──────── DATA SECTION

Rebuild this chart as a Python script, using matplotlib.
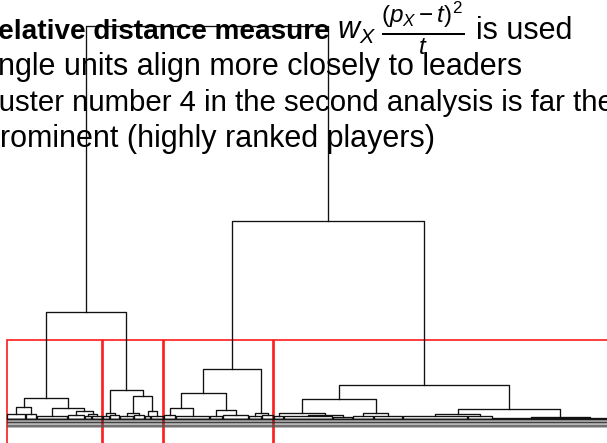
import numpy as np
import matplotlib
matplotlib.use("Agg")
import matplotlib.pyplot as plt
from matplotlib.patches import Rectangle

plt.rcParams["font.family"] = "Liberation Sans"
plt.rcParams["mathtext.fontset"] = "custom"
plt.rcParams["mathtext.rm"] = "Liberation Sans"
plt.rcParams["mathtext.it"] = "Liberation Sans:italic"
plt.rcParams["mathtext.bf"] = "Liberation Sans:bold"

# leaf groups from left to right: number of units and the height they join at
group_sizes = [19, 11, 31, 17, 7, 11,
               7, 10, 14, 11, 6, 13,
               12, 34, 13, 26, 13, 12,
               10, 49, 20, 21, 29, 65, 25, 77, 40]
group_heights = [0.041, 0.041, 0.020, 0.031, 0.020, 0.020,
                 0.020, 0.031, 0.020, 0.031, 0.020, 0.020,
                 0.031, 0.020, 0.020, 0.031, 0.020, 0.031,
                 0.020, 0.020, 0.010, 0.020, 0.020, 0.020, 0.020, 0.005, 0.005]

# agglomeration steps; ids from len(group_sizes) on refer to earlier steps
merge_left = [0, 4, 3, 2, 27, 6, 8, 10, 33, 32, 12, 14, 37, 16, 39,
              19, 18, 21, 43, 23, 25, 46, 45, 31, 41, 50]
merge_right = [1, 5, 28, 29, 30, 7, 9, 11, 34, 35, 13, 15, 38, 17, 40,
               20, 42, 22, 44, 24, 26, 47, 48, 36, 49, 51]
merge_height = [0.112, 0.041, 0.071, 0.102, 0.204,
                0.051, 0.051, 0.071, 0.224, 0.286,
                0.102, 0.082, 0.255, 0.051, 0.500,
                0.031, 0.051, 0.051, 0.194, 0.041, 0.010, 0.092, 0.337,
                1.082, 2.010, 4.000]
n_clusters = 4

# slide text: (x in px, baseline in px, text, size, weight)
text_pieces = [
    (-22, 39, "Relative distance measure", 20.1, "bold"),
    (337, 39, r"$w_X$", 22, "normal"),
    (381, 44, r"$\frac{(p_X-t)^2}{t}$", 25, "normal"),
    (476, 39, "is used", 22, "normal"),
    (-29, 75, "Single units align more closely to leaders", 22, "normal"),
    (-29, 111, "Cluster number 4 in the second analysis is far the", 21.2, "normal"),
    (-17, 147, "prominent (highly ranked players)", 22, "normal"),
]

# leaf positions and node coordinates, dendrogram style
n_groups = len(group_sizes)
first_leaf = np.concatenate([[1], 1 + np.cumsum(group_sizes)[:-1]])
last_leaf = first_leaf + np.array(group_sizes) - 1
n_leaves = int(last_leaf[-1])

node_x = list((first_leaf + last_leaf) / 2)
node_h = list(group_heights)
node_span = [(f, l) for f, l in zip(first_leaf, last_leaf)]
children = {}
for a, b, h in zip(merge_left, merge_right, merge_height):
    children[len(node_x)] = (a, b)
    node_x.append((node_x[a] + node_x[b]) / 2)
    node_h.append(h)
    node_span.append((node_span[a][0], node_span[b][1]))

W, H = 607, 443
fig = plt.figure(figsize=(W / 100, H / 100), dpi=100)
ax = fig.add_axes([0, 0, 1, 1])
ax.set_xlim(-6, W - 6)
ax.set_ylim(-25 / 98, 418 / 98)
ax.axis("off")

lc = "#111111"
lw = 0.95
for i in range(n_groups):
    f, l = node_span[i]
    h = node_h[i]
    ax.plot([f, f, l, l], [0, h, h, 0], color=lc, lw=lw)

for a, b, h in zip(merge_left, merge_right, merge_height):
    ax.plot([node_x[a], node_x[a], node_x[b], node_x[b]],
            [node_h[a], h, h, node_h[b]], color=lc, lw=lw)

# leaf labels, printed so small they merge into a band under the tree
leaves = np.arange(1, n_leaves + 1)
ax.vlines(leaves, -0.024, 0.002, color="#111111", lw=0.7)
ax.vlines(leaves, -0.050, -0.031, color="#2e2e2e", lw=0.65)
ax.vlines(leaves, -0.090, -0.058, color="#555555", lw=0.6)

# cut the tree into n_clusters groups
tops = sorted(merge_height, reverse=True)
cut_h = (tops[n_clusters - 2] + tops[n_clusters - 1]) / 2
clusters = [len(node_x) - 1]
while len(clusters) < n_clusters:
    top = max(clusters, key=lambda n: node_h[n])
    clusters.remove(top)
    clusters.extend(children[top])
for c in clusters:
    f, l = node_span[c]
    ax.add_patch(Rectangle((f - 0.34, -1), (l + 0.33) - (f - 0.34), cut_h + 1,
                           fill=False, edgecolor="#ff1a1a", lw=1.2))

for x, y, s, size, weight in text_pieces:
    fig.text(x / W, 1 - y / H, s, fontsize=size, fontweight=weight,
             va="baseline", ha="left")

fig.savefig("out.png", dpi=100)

────────────────

WORK TO COMPLETE
Which lines in the listing above hold the word "matplotlib"? Show each of them.

IN RESPONSE
Rebuild this chart as a Python script, using matplotlib.
import matplotlib
matplotlib.use("Agg")
import matplotlib.pyplot as plt
from matplotlib.patches import Rectangle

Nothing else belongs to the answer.